● **Extracted records**:
__________________________________________________

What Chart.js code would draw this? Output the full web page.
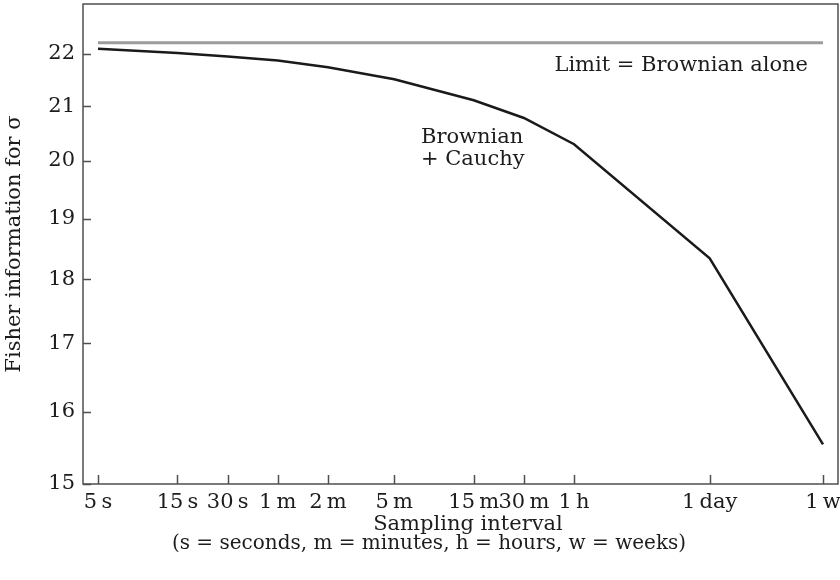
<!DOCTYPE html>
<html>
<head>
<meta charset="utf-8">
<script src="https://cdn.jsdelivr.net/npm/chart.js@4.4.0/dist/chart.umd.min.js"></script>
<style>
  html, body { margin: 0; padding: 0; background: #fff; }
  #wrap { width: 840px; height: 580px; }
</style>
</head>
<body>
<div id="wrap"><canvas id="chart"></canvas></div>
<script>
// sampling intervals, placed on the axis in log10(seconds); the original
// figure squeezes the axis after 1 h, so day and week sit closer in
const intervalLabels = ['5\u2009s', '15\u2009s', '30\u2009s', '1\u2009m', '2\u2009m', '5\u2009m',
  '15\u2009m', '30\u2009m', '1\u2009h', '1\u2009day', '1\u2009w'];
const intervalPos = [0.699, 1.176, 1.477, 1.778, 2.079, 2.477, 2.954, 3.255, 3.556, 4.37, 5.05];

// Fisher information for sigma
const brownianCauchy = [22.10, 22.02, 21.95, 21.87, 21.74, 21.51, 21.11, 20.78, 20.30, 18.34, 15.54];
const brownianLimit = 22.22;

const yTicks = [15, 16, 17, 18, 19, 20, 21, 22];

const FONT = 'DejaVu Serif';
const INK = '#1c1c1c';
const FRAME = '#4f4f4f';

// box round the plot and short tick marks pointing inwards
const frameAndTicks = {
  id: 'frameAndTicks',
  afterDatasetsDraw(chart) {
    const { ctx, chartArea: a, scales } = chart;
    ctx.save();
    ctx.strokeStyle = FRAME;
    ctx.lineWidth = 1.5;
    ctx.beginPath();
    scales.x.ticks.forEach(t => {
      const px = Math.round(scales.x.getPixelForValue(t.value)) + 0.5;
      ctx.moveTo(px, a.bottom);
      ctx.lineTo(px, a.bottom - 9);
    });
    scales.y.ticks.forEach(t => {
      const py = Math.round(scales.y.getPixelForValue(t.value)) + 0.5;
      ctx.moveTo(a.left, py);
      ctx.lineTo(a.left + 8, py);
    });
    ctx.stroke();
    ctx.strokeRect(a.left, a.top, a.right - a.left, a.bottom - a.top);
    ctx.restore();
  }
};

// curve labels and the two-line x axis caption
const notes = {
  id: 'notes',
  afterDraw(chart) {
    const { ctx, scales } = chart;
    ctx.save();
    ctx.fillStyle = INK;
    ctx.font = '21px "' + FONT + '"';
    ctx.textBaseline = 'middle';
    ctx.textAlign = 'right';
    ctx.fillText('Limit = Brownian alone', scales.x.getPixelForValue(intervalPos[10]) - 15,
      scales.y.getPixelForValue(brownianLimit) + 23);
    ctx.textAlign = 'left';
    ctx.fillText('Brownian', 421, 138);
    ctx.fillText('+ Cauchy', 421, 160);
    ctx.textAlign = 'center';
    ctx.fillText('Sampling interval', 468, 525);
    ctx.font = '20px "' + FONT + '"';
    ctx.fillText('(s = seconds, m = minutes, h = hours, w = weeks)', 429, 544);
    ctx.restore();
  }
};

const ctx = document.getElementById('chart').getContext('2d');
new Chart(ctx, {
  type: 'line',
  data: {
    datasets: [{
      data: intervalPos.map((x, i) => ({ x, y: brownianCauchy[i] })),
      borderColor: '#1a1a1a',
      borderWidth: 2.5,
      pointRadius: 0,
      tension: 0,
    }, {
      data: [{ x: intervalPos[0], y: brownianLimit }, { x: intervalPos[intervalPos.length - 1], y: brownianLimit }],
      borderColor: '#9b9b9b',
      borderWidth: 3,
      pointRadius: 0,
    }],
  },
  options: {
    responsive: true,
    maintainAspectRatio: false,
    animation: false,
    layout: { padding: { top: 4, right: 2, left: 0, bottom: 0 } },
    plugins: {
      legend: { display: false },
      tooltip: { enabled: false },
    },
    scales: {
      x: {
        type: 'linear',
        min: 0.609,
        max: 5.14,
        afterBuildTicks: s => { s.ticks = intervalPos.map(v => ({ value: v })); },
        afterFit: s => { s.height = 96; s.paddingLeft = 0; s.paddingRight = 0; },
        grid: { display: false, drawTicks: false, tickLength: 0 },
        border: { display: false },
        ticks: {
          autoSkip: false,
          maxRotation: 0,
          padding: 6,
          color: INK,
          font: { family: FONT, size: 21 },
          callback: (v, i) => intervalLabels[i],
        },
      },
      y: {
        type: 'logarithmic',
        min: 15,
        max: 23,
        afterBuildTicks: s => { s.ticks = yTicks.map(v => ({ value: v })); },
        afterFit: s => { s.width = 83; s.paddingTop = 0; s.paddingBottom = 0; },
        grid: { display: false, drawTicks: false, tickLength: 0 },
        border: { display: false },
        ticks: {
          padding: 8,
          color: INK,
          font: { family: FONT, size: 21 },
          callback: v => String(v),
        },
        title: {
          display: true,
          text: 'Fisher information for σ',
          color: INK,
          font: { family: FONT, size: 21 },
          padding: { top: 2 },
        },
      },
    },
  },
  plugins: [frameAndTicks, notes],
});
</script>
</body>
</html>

__________________________________________________

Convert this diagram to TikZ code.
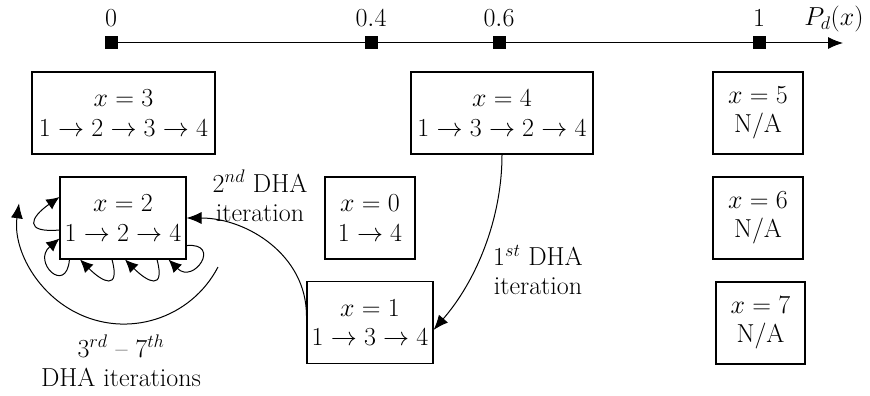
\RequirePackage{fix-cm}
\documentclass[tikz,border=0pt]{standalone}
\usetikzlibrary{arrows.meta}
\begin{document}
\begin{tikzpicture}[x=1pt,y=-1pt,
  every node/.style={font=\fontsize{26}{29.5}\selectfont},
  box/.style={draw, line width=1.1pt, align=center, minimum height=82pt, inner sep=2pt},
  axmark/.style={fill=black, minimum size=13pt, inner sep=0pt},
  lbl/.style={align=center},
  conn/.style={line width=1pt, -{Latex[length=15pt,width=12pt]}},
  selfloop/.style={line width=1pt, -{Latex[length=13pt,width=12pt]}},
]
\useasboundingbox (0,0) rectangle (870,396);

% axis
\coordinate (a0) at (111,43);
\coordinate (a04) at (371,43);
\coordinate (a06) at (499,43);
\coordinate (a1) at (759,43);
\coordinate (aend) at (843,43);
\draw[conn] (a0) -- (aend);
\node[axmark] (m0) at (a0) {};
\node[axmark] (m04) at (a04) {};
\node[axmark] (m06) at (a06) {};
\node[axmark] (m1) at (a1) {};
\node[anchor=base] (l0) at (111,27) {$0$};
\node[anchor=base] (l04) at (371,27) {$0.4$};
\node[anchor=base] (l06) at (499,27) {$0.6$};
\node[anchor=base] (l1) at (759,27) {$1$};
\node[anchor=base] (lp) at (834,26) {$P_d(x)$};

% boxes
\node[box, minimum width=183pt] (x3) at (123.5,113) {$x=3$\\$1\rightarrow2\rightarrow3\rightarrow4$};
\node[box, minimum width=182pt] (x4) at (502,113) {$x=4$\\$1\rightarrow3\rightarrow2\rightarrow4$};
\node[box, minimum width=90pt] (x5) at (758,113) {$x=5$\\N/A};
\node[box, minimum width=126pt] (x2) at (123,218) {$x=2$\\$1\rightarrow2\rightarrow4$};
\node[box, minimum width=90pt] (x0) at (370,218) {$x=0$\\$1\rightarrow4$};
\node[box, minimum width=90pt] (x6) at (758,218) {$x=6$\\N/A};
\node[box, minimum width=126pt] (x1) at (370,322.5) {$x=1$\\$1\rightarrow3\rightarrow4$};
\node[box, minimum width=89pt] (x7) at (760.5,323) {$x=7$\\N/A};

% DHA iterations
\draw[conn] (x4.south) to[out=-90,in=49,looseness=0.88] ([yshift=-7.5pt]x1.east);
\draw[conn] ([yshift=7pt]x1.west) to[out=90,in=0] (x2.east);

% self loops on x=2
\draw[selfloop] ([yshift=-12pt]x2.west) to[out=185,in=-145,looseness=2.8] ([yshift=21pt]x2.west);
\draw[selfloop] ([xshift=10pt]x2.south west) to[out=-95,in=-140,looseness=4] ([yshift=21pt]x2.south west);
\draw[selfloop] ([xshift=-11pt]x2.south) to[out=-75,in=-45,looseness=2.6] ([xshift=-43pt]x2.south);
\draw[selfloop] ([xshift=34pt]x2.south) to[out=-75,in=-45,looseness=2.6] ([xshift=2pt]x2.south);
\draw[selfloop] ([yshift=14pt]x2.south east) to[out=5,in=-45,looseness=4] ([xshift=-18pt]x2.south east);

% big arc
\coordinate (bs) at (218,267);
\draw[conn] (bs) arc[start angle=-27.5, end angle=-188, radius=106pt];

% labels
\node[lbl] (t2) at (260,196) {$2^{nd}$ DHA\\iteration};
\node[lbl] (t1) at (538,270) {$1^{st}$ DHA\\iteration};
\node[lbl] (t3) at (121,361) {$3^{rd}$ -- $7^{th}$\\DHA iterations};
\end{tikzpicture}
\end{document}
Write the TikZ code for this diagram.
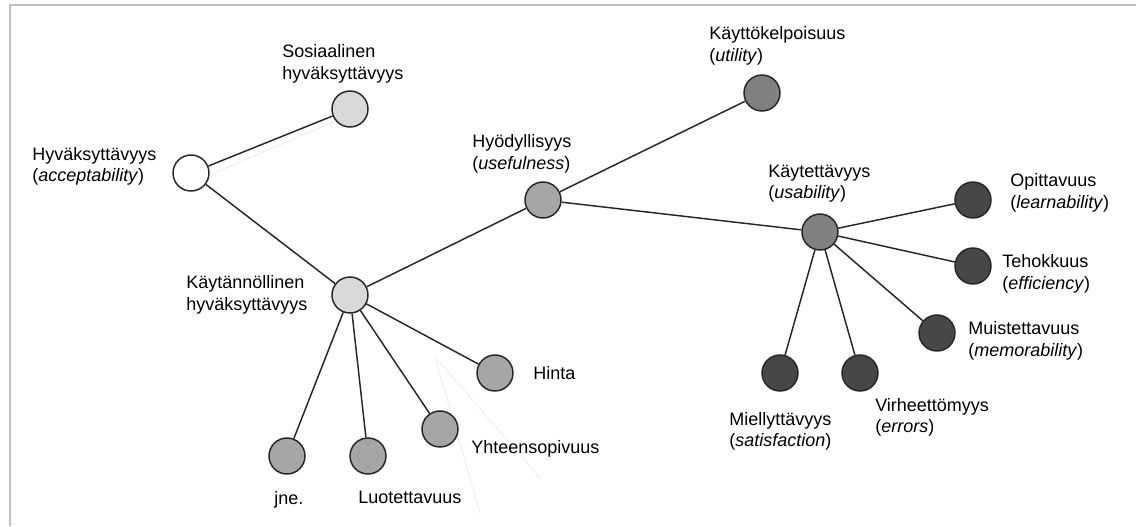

__________________________________________________

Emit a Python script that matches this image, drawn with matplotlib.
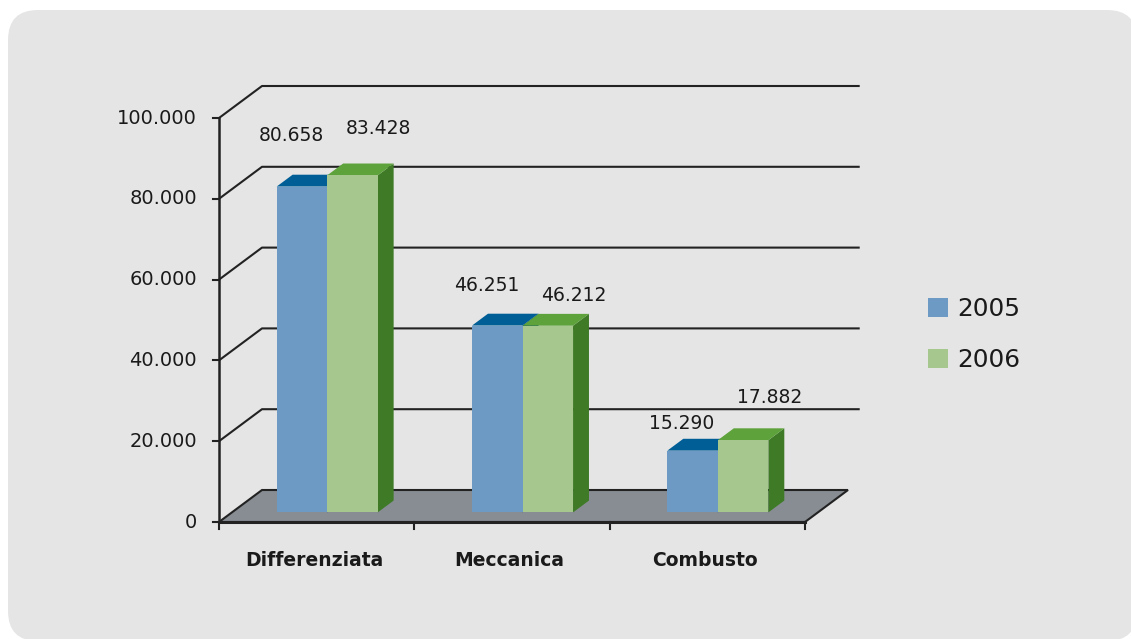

__________________________________________________

● **Requirements**: Skip all pictures. Output only the lines from the one containing "What Chart.js code" to the one containing "3.556, 4.37, 5.05];", both lines included.

● **Exercise output**:
What Chart.js code would draw this? Output the full web page.
<!DOCTYPE html>
<html>
<head>
<meta charset="utf-8">
<script src="https://cdn.jsdelivr.net/npm/chart.js@4.4.0/dist/chart.umd.min.js"></script>
<style>
  html, body { margin: 0; padding: 0; background: #fff; }
  #wrap { width: 840px; height: 580px; }
</style>
</head>
<body>
<div id="wrap"><canvas id="chart"></canvas></div>
<script>
// sampling intervals, placed on the axis in log10(seconds); the original
// figure squeezes the axis after 1 h, so day and week sit closer in
const intervalLabels = ['5\u2009s', '15\u2009s', '30\u2009s', '1\u2009m', '2\u2009m', '5\u2009m',
  '15\u2009m', '30\u2009m', '1\u2009h', '1\u2009day', '1\u2009w'];
const intervalPos = [0.699, 1.176, 1.477, 1.778, 2.079, 2.477, 2.954, 3.255, 3.556, 4.37, 5.05];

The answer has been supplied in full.